夫は事務職でもありながら書類を提出したり、現地へ赴いたりとする仕事だったので、
子供が出来たことが嬉しくて、道中に自宅に寄ることが多かった。
その時の夫は、とても幸せそうで、本当に子どものことを愛しているのだと、感じたものだ。
しかし、その時だけだ。
夫は定時で帰宅する。
駅前勤務だから、帰宅時間は決まっている。
帰宅してすぐ食事じゃないと、キレた。
「俺の帰宅時間はわかってるだろう?働いてお腹を空かせて帰ってくるのに
なぜ、食事がすぐに食べられる状態じゃないんだ!?」
そう言って、責められた。
子供が泣いていようと、手がかかろうと、そんなことは関係ない。
俺が一番なんだ。
そう言っているように、思った。
(実際にそうだったのだ)
夕暮れ泣きの始まった長女が、構ってほしくてワタシの足にしがみつく。
でも、それは夕飯の支度の最中。
その腕を振りほどいて、ご飯を作らなければならない。
娘への愛情と罪悪感が渦巻く気持ちの中で、
懺悔しながら、心の中で泣いた。
布団に入ってからも、泣いた。
なぜ、こんな思いをしているんだろう。
ワタシはどうしたらいいんだろう。
ワタシは何をしているんだろう。
でも、答えは出ない。
なぜ、ワタシが怒らないのか。
なぜ、自己主張をしないのか。
不思議に思うと思う。
でも、その時は自分による嫌われたくない気持ちと、
自分の気持ちを主張する気持ちを、夫によって既に削がれていた、という感じだったと思う。
実は、実父も酒を飲んでは説教をし、下手をすると手をあげる人だった。
幼い頃からそんな生活を過ごし、いくら鈍感な性格のワタシでも、トラウマになっていた。
男性の大声、怒鳴り声には委縮してしまって、言葉すら発せなくなる。
いつしか、夫と主従関係になっていた。
そんな中、夫が言った。
「君は子供が出来たんだから、指輪しないとね。」
『指輪、するの?嫌いだって言ってたのに』
「いや、僕はしないよ。

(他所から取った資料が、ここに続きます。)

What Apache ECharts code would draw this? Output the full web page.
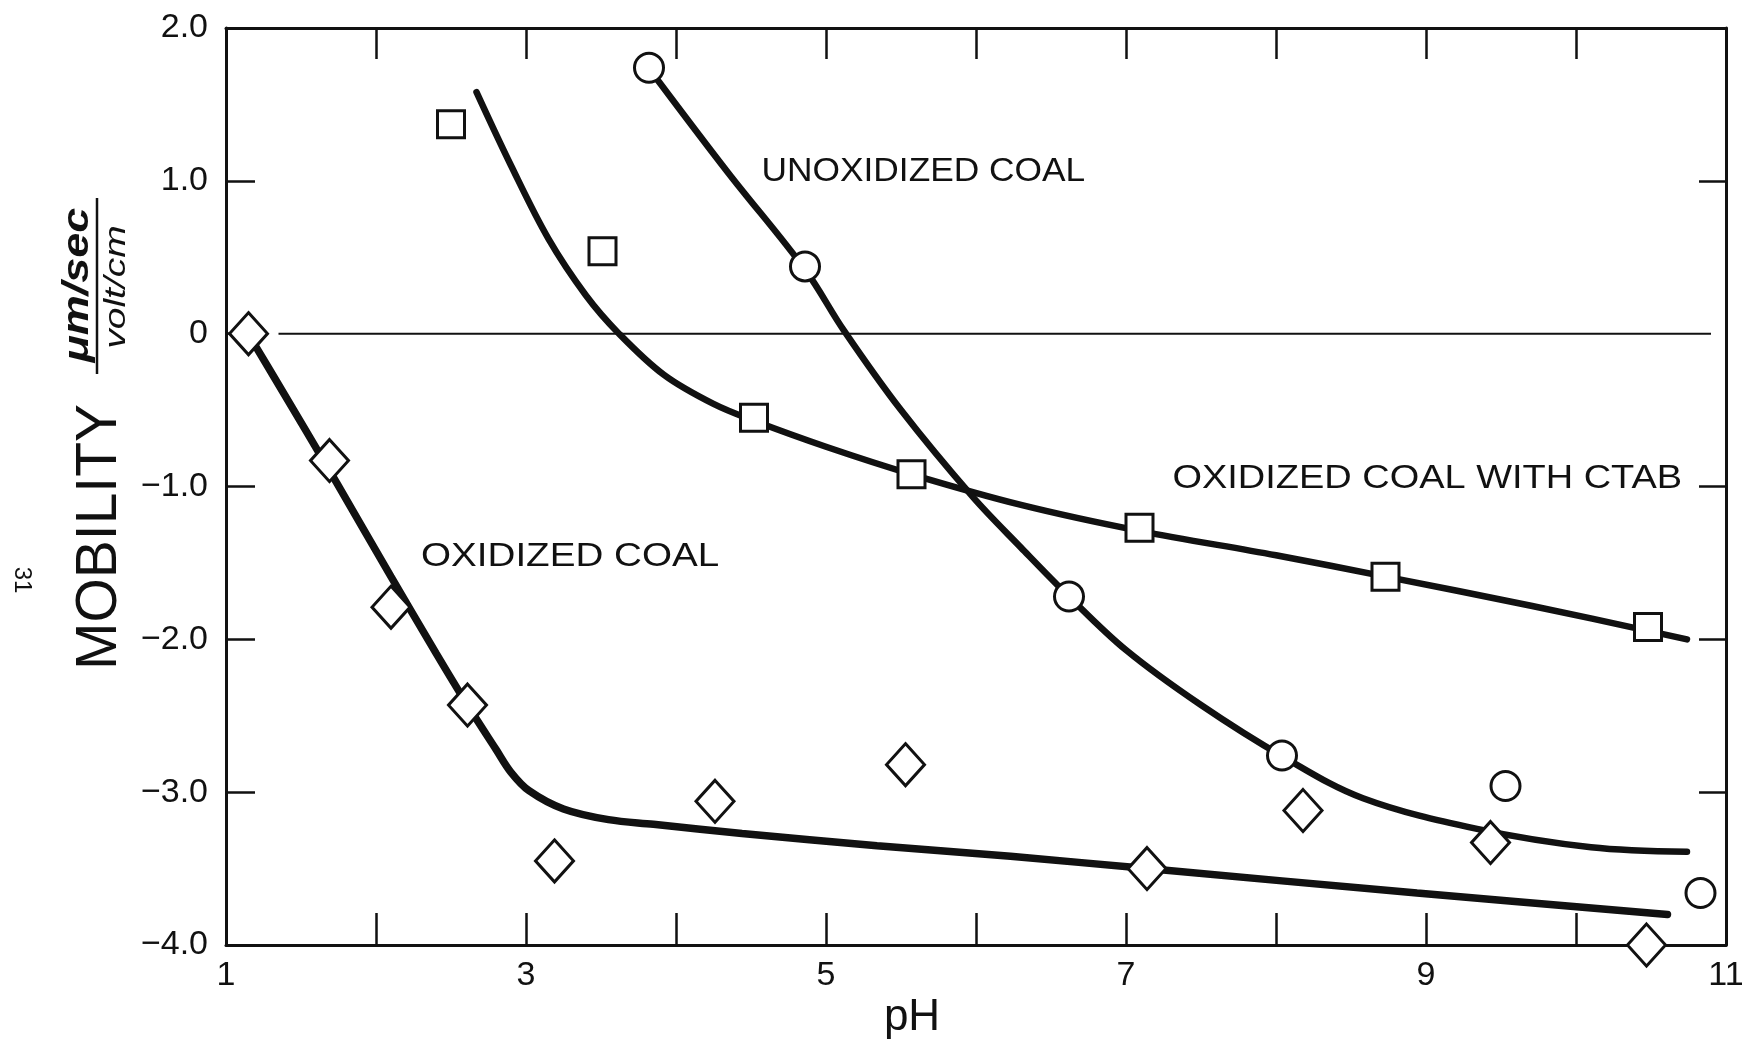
<!DOCTYPE html>
<html>
<head>
<meta charset="utf-8">
<script src="https://cdn.jsdelivr.net/npm/echarts@6/dist/echarts.min.js"></script>
<style>
  html, body { margin: 0; padding: 0; background: #ffffff; }
  #chart { width: 1743px; height: 1044px; }
</style>
</head>
<body>
<div id="chart"></div>
<script>
// Measured electrophoretic mobility, [pH, mobility]
const oxidizedPts = [[1.15, 0.00], [1.69, -0.83], [2.10, -1.79], [2.61, -2.43], [3.19, -3.45],
  [4.26, -3.06], [5.53, -2.82], [7.14, -3.50], [8.18, -3.12], [9.43, -3.33], [10.47, -4.00]];
const ctabPts = [[2.50, 1.37], [3.51, 0.54], [4.52, -0.55], [5.57, -0.92], [7.09, -1.27],
  [8.73, -1.59], [10.48, -1.92]];
const unoxidizedPts = [[3.82, 1.74], [4.86, 0.44], [6.62, -1.72], [8.04, -2.76], [9.53, -2.96],
  [10.83, -3.66]];

// Hand-fitted trend curves, [pH, mobility]
const oxidizedFit = [[1.19, -0.07], [1.33, -0.30], [1.74, -0.98], [2.10, -1.59], [2.40, -2.09],
  [2.61, -2.43], [2.80, -2.72], [2.90, -2.87], [3.02, -2.99], [3.25, -3.11], [3.55, -3.18],
  [3.85, -3.21], [4.44, -3.27], [5.34, -3.35], [6.23, -3.42], [7.14, -3.50], [8.94, -3.66],
  [10.61, -3.80]];
const ctabFit = [[2.67, 1.58], [2.90, 1.10], [3.15, 0.62], [3.40, 0.25], [3.62, 0.00],
  [3.92, -0.27], [4.25, -0.46], [4.52, -0.57], [5.00, -0.74], [5.57, -0.92], [6.30, -1.12],
  [7.09, -1.29], [8.00, -1.45], [8.73, -1.59], [9.70, -1.78], [10.74, -2.00]];
const unoxidizedFit = [[3.87, 1.67], [4.35, 1.05], [4.86, 0.42], [5.12, 0.02], [5.50, -0.50],
  [5.98, -1.07], [6.30, -1.40], [6.62, -1.72], [7.00, -2.07], [7.50, -2.43], [8.05, -2.77],
  [8.58, -3.04], [9.34, -3.24], [10.10, -3.36], [10.74, -3.39]];

// Zero reference line
const zeroLine = [[1.35, 0], [10.90, 0]];

// Axis tick labels
const xTickLabels = [1, 3, 5, 7, 9, 11];
const yTickValues = [2, 1, 0, -1, -2, -3, -4];
const rightTickValues = [1, -1, -2, -3];

// Curve labels, anchored at [pH, mobility] (left end of text)
const curveLabels = [
  { text: 'UNOXIDIZED COAL', at: [4.57, 1.06], stretch: 1.07 },
  { text: 'OXIDIZED COAL WITH CTAB', at: [7.31, -0.95], stretch: 1.15 },
  { text: 'OXIDIZED COAL', at: [2.30, -1.46], stretch: 1.17 }
];

const FONT = 'Liberation Sans';
const INK = '#111111';

const chart = echarts.init(document.getElementById('chart'), null, { renderer: 'canvas' });

function yLabel(v) {
  if (v === 0) return '0';
  return (v < 0 ? '\u2212' : '') + Math.abs(v).toFixed(1);
}

const tickBase = { show: true, inside: true, lineStyle: { color: INK, width: 2.5 } };

const markerStyle = { color: '#ffffff', borderColor: INK, borderWidth: 3, opacity: 1 };

chart.setOption({
  animation: false,
  backgroundColor: '#ffffff',
  grid: { left: 226, right: 17, top: 28, bottom: 99, outerBoundsMode: 'none' },
  xAxis: [
    {
      type: 'value', position: 'bottom', min: 1, max: 11, interval: 1,
      axisLine: { show: true, onZero: false, lineStyle: { color: INK, width: 3 } },
      axisTick: Object.assign({}, tickBase, { length: 32 }),
      axisLabel: {
        show: true, customValues: xTickLabels, color: INK, fontFamily: FONT,
        fontSize: 34, margin: 14
      },
      splitLine: { show: false }
    },
    {
      type: 'value', position: 'top', min: 1, max: 11, interval: 1,
      axisLine: { show: true, onZero: false, lineStyle: { color: INK, width: 3 } },
      axisTick: Object.assign({}, tickBase, { length: 31 }),
      axisLabel: { show: false },
      splitLine: { show: false }
    }
  ],
  yAxis: [
    {
      type: 'value', position: 'left', min: -4, max: 2, interval: 1,
      axisLine: { show: true, onZero: false, lineStyle: { color: INK, width: 3 } },
      axisTick: Object.assign({}, tickBase, { length: 29 }),
      axisLabel: {
        show: true, customValues: yTickValues, formatter: yLabel, color: INK,
        fontFamily: FONT, fontSize: 34, margin: 18
      },
      splitLine: { show: false }
    },
    {
      type: 'value', position: 'right', min: -4, max: 2, interval: 1,
      axisLine: { show: true, onZero: false, lineStyle: { color: INK, width: 3 } },
      axisTick: Object.assign({}, tickBase, { length: 27, customValues: rightTickValues }),
      axisLabel: { show: false },
      splitLine: { show: false }
    }
  ],
  series: [
    {
      name: 'zero', type: 'line', data: zeroLine, symbol: 'none', z: 1,
      lineStyle: { color: INK, width: 2 }
    },
    {
      name: 'Oxidized coal fit', type: 'line', data: oxidizedFit, smooth: 0.35, symbol: 'none', z: 2,
      lineStyle: { color: INK, width: 7.5, cap: 'round' }
    },
    {
      name: 'CTAB fit', type: 'line', data: ctabFit, smooth: 0.35, symbol: 'none', z: 2,
      lineStyle: { color: INK, width: 6.5, cap: 'round' }
    },
    {
      name: 'Unoxidized fit', type: 'line', data: unoxidizedFit, smooth: 0.35, symbol: 'none', z: 2,
      lineStyle: { color: INK, width: 6.5, cap: 'round' }
    },
    {
      name: 'Oxidized coal', type: 'scatter', data: oxidizedPts, symbol: 'diamond',
      symbolSize: [38, 42], itemStyle: markerStyle, z: 5, clip: false
    },
    {
      name: 'Oxidized coal with CTAB', type: 'scatter', data: ctabPts, symbol: 'rect',
      symbolSize: 27, itemStyle: markerStyle, z: 5, clip: false
    },
    {
      name: 'Unoxidized coal', type: 'scatter', data: unoxidizedPts, symbol: 'circle',
      symbolSize: 29, itemStyle: markerStyle, z: 5, clip: false
    }
  ]
});

// Text placed on the plot and around the axes
const graphics = [];
curveLabels.forEach(function (lab) {
  const p = chart.convertToPixel({ gridIndex: 0 }, lab.at);
  graphics.push({
    type: 'text', x: p[0], y: p[1], scaleX: lab.stretch, z: 10,
    style: {
      text: lab.text, fill: INK, font: '33px "' + FONT + '"',
      textAlign: 'left', textVerticalAlign: 'middle'
    }
  });
});

// x-axis title
graphics.push({
  type: 'text', x: 912, y: 1018, z: 10,
  style: { text: 'pH', fill: INK, font: '44px "' + FONT + '"', textAlign: 'center', textVerticalAlign: 'middle' }
});

// y-axis title: MOBILITY (µm/sec) / (volt/cm), read bottom to top
graphics.push({
  type: 'text', x: 100, y: 537, rotation: Math.PI / 2, z: 10,
  style: { text: 'MOBILITY', fill: INK, font: '57px "' + FONT + '"', textAlign: 'center', textVerticalAlign: 'middle' }
});
graphics.push({
  type: 'text', x: 78, y: 285, rotation: Math.PI / 2, scaleX: 1.25, z: 10,
  style: { text: '\u03bcm/sec', fill: INK, font: 'italic bold 36px "' + FONT + '"', textAlign: 'center', textVerticalAlign: 'middle' }
});
graphics.push({
  type: 'line', z: 10,
  shape: { x1: 97, y1: 198, x2: 97, y2: 374 },
  style: { stroke: INK, lineWidth: 2.5 }
});
graphics.push({
  type: 'text', x: 117, y: 287, rotation: Math.PI / 2, scaleX: 1.3, z: 10,
  style: { text: 'volt/cm', fill: INK, font: 'italic 30px "' + FONT + '"', textAlign: 'center', textVerticalAlign: 'middle' }
});

// page number at the left margin, turned clockwise
graphics.push({
  type: 'text', x: 22, y: 580, rotation: -Math.PI / 2, z: 10,
  style: { text: '31', fill: INK, font: '24px "' + FONT + '"', textAlign: 'center', textVerticalAlign: 'middle' }
});

chart.setOption({ graphic: graphics });
</script>
</body>
</html>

なんだか嫌だもん。
君は、母親なんだから結婚してるってこと見えた方がいいし」
わけがわからなかった。
どういう理屈なんだ。
まるで縛り付けるように、指輪をさせられた。
何かの物語のようだ(苦笑)
そうやって日常生活の中でも、(無意識だろうけど)人の心に縛りを落としていく。
テレビを見ている最中にでも。
「ね、主婦が夜の7時以降に外にいるって、どういうことなんだろうね?
一体何をしてるんだろうね。主婦としての責任がないのかな。」
言葉が、ワタシの中でこだましていく。